▸ **OBJECTIVE**
Copy out, with no alterations, the lines below running from the one containing "Rebuild this chart" to the one containing "-0.543, -0.540, -0.5375, -0.535]", inclusive at each end; pictures are omitted.

[Stored dataset items]
##########
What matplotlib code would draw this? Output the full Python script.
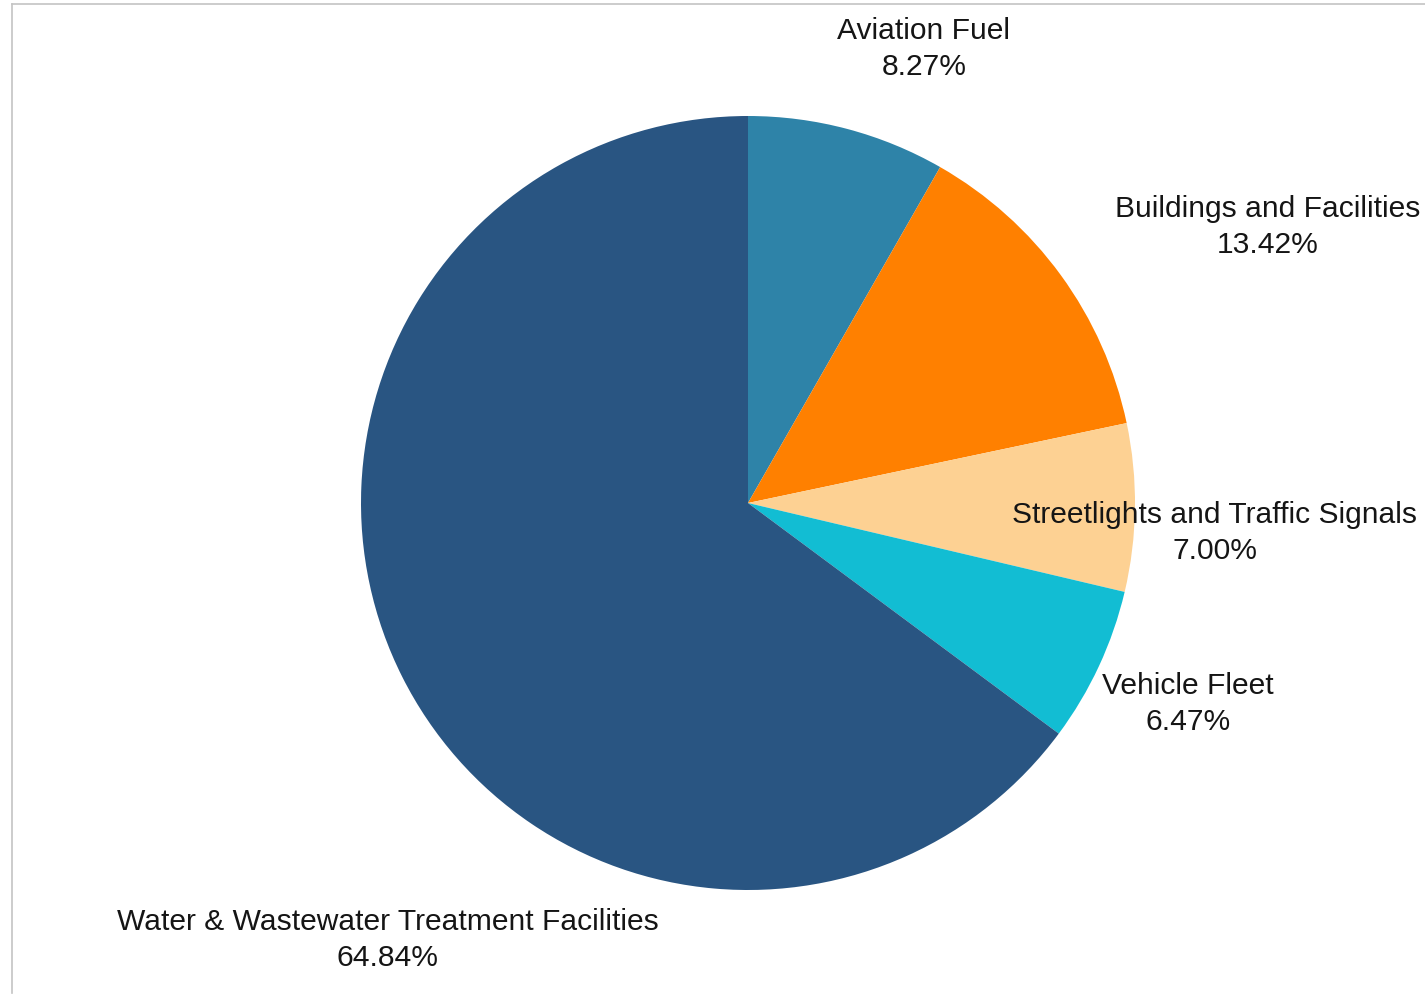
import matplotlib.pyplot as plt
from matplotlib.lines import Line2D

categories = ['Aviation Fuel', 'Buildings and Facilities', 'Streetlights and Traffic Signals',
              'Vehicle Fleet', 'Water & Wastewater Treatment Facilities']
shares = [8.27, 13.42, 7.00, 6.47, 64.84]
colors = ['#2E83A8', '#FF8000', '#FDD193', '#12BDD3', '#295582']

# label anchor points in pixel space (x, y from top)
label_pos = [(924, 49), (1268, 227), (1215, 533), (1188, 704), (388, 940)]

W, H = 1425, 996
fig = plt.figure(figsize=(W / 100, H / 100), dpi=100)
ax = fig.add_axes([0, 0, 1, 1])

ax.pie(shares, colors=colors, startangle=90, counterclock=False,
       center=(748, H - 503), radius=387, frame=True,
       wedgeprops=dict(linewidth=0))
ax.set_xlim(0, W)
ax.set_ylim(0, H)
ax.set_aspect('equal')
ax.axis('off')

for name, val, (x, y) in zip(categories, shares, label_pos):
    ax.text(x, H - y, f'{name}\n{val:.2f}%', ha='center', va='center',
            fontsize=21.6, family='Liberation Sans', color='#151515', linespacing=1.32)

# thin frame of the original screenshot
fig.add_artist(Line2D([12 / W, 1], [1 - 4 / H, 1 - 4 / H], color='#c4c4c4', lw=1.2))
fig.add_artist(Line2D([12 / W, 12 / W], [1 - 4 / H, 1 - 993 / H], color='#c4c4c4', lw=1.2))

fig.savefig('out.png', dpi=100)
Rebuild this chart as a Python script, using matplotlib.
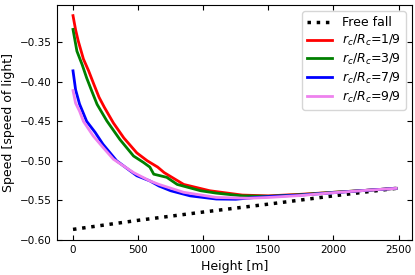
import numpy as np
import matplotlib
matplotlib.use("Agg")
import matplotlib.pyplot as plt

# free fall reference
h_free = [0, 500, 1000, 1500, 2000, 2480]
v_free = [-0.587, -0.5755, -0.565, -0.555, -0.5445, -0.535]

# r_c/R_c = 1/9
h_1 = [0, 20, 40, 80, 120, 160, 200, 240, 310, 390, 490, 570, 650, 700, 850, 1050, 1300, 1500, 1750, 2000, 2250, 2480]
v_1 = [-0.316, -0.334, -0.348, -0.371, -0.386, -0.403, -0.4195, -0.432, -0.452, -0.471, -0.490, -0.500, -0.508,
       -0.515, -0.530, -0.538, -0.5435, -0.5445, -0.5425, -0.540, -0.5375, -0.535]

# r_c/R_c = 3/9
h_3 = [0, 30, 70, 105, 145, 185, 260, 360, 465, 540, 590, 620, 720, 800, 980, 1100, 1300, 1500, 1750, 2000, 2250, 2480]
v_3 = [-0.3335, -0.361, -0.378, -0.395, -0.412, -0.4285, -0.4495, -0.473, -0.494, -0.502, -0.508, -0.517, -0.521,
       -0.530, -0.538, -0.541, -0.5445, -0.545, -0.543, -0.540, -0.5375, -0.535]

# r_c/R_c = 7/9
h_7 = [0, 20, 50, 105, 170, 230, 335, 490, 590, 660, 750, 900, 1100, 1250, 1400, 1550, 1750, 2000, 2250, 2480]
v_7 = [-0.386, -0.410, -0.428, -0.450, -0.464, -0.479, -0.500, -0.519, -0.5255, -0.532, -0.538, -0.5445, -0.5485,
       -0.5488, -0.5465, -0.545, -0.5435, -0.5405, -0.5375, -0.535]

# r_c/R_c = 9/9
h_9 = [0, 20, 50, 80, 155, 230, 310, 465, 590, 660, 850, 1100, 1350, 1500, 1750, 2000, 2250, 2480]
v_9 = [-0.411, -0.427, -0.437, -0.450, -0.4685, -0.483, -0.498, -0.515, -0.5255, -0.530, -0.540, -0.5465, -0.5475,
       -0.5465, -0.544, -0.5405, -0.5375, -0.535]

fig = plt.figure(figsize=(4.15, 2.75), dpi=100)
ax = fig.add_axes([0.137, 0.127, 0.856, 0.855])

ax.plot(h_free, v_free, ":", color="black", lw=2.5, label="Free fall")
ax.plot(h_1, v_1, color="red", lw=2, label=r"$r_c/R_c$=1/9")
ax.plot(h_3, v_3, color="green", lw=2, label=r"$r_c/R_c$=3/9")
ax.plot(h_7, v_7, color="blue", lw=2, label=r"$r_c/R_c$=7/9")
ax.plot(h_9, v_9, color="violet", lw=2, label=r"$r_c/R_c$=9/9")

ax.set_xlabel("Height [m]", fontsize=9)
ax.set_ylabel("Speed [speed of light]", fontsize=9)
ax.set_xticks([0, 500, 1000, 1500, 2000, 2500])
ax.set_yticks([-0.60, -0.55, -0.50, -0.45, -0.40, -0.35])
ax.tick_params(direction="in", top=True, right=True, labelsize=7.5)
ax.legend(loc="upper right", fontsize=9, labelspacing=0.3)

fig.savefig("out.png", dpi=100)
##########
▸ **RESULT**
Rebuild this chart as a Python script, using matplotlib.
import numpy as np
import matplotlib
matplotlib.use("Agg")
import matplotlib.pyplot as plt

# free fall reference
h_free = [0, 500, 1000, 1500, 2000, 2480]
v_free = [-0.587, -0.5755, -0.565, -0.555, -0.5445, -0.535]

# r_c/R_c = 1/9
h_1 = [0, 20, 40, 80, 120, 160, 200, 240, 310, 390, 490, 570, 650, 700, 850, 1050, 1300, 1500, 1750, 2000, 2250, 2480]
v_1 = [-0.316, -0.334, -0.348, -0.371, -0.386, -0.403, -0.4195, -0.432, -0.452, -0.471, -0.490, -0.500, -0.508,
       -0.515, -0.530, -0.538, -0.5435, -0.5445, -0.5425, -0.540, -0.5375, -0.535]

# r_c/R_c = 3/9
h_3 = [0, 30, 70, 105, 145, 185, 260, 360, 465, 540, 590, 620, 720, 800, 980, 1100, 1300, 1500, 1750, 2000, 2250, 2480]
v_3 = [-0.3335, -0.361, -0.378, -0.395, -0.412, -0.4285, -0.4495, -0.473, -0.494, -0.502, -0.508, -0.517, -0.521,
       -0.530, -0.538, -0.541, -0.5445, -0.545, -0.543, -0.540, -0.5375, -0.535]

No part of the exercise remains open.